S'il y a de l'avenir « littéraire » dans les journaux – un achèvement, une publication – il s'y trouve malgré lui. Le chantier, c'est au contraire la projection dans une totalité, ne serait-ce qu'à travers deux ou trois pages. C'est ce que je pense en termes d'entreprise, de projet, de recherche, et pas du tout de genre. Pratiquement, ce chantier est fait de différentes « pistes », de directions d'exploration – que le journal d'écriture explicite, systématise dans les plus mauvais jours, pour « y voir enfin clair » – de débuts plus ou moins longs, non utilisés, d'une grande quantité de notes, de faits de mémoire, de phrases, etc., puisque « ça peut toujours servir »… Le tout classé dans plusieurs chemises cartonnées, selon les projets. Ainsi, dans les années 1989-1990, il y avait le dossier « P.S. » – ce qui voulait dire « Passion pour S. » – contenant des fragments rédigés mais dont je ne déciderai de faire un texte autonome qu'au bout de plusieurs mois, quand j'aurai la sensation que quelque chose prend corps et que je n'ai plus d'autre choix que de continuer. Comme dans un champ magnétique, à un moment, tout ce qui était disparate et séparé, en désordre, se dispose, se dessine.

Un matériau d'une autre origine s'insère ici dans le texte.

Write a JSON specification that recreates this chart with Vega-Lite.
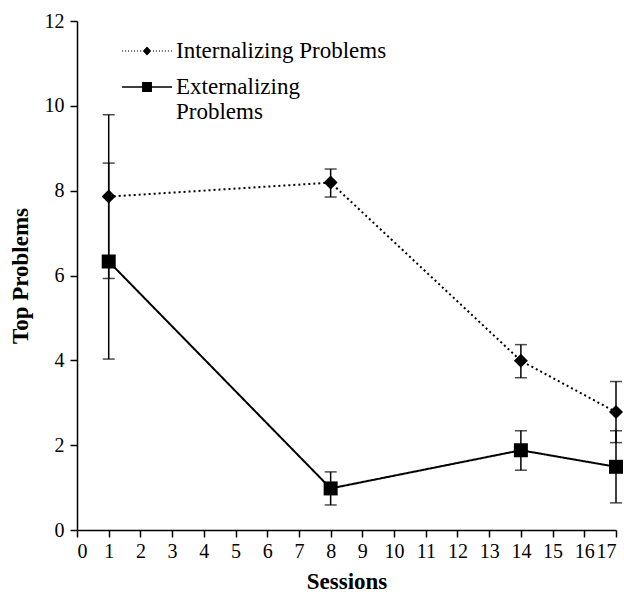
{
  "$schema": "https://vega.github.io/schema/vega-lite/v6.json",
  "width": 539,
  "height": 509,
  "autosize": {"type": "none"},
  "padding": {"left": 77, "top": 21, "right": 8, "bottom": 66},
  "background": "white",
  "config": {
    "view": {"stroke": null},
    "font": "Liberation Serif",
    "axis": {
      "grid": false,
      "domainColor": "black",
      "domainWidth": 1.5,
      "tickColor": "black",
      "tickWidth": 1.5,
      "tickSize": 7,
      "labelColor": "black",
      "labelFont": "Liberation Serif",
      "labelFontSize": 20,
      "labelOverlap": false,
      "titleColor": "black",
      "titleFont": "Liberation Serif",
      "titleFontSize": 23,
      "titleFontWeight": "bold"
    }
  },
  "data": {
    "values": [
      {"session": 1, "group": "Internalizing Problems", "mean": 7.86, "lo": 5.93, "hi": 9.79},
      {"session": 8, "group": "Internalizing Problems", "mean": 8.19, "lo": 7.85, "hi": 8.51},
      {"session": 14, "group": "Internalizing Problems", "mean": 3.99, "lo": 3.59, "hi": 4.37},
      {"session": 17, "group": "Internalizing Problems", "mean": 2.78, "lo": 2.06, "hi": 3.5},
      {"session": 1, "group": "Externalizing Problems", "mean": 6.33, "lo": 4.03, "hi": 8.65},
      {"session": 8, "group": "Externalizing Problems", "mean": 0.98, "lo": 0.59, "hi": 1.37},
      {"session": 14, "group": "Externalizing Problems", "mean": 1.88, "lo": 1.41, "hi": 2.34},
      {"session": 17, "group": "Externalizing Problems", "mean": 1.49, "lo": 0.64, "hi": 2.34}
    ]
  },
  "encoding": {
    "x": {"field": "session", "type": "quantitative", "title": "Sessions",
          "scale": {"domain": [0, 17], "nice": false},
          "axis": {"values": [0,1,2,3,4,5,6,7,8,9,10,11,12,13,14,15,16,17], "tickCount": 18, "format": "d", "labelPadding": 4, "titlePadding": 9}}
  },
  "layer": [
    {
      "mark": {"type": "line", "color": "black", "strokeWidth": 2},
      "encoding": {
        "y": {"field": "mean", "type": "quantitative", "title": "Top Problems",
              "scale": {"domain": [0, 12], "nice": false},
              "axis": {"values": [0,2,4,6,8,10,12], "tickCount": 7, "format": "d", "labelPadding": 6, "titlePadding": 12}},
        "detail": {"field": "group", "type": "nominal"},
        "strokeDash": {"condition": {"test": "datum.group == 'Internalizing Problems'", "value": [2, 3]}, "value": [1, 0]}
      }
    },
    {
      "mark": {"type": "rule", "color": "black", "strokeWidth": 1.5},
      "encoding": {
        "y": {"field": "lo", "type": "quantitative", "title": "Top Problems"},
        "y2": {"field": "hi"}
      }
    },
    {
      "mark": {"type": "tick", "color": "black", "thickness": 1.5, "size": 12, "orient": "horizontal"},
      "encoding": {
        "y": {"field": "lo", "type": "quantitative", "title": "Top Problems"}
      }
    },
    {
      "mark": {"type": "tick", "color": "black", "thickness": 1.5, "size": 12, "orient": "horizontal"},
      "encoding": {
        "y": {"field": "hi", "type": "quantitative", "title": "Top Problems"}
      }
    },
    {
      "mark": {"type": "point", "filled": true, "color": "black", "opacity": 1, "size": 196},
      "encoding": {
        "y": {"field": "mean", "type": "quantitative", "title": "Top Problems"},
        "shape": {"condition": {"test": "datum.group == 'Internalizing Problems'", "value": "diamond"}, "value": "square"}
      }
    },
    {
      "transform": [{"filter": "false"}],
      "mark": {"type": "point", "filled": true, "color": "black", "opacity": 1},
      "encoding": {
        "y": {"field": "mean", "type": "quantitative", "title": "Top Problems"},
        "shape": {"field": "group", "type": "nominal",
                  "scale": {"domain": ["Internalizing Problems", "Externalizing Problems"],
                            "range": [
                              "M-1.67,-0.04h0.08v0.08h-0.08Z M-1.47,-0.04h0.08v0.08h-0.08Z M-1.27,-0.04h0.08v0.08h-0.08Z M-1.07,-0.04h0.08v0.08h-0.08Z M-0.87,-0.04h0.08v0.08h-0.08Z M-0.67,-0.04h0.08v0.08h-0.08Z M-0.47,-0.04h0.08v0.08h-0.08Z M0.39,-0.04h0.08v0.08h-0.08Z M0.59,-0.04h0.08v0.08h-0.08Z M0.79,-0.04h0.08v0.08h-0.08Z M0.99,-0.04h0.08v0.08h-0.08Z M1.19,-0.04h0.08v0.08h-0.08Z M1.39,-0.04h0.08v0.08h-0.08Z M1.59,-0.04h0.08v0.08h-0.08Z M0,-0.3L0.28,0L0,0.3L-0.28,0Z",
                              "M-1.67,-0.05H1.67V0.05H-1.67Z M-0.33,-0.33L0.33,-0.33L0.33,0.33L-0.33,0.33Z"
                            ]},
                  "legend": {
                    "title": null,
                    "orient": "none",
                    "legendX": 54,
                    "legendY": 14,
                    "padding": 0,
                    "symbolSize": 900,
                    "labelFont": "Liberation Serif",
                    "labelFontSize": 23,
                    "labelColor": "black",
                    "labelOffset": 13,
                    "labelLimit": 400,
                    "rowPadding": 8,
                    "symbolFillColor": "black",
                    "symbolStrokeColor": "black",
                    "symbolOpacity": 1,
                    "labelExpr": "datum.label == 'Externalizing Problems' ? ['Externalizing', 'Problems'] : datum.label",
                    "encode": {"labels": {"lineHeight": {"value": 27}}}
                  }}
      }
    }
  ]
}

Une des raisons qui m'a fait publier Se perdre, c'est de montrer le « jeu » – au sens d'espace qui sépare – entre le journal intime et le texte de Passion simple. Dans certains cas, certains moments, il y a perfusion entre le journal intime – plus que les autres journaux – et le chantier des avant-textes, sur le plan des objets, du contenu, pas de l'écriture, puisque la visée des deux est totalement différente pour moi. Les premières pages d'Une femme ont été écrites – autrement – dans mon journal intime et dans « Je ne suis pas sortie de ma nuit ». Le journal intime de juin 2000 à janvier 2001 est « doublé » dès août par l'écriture de pages, sans finalité précise, que je rassemble dans une chemise avec la mention « l'occupation », qui sera le titre sous lequel le texte paraîtra. Mais, le plus souvent, les journaux et le chantier ont peu d'interférences (je pense à L'événement, La honte).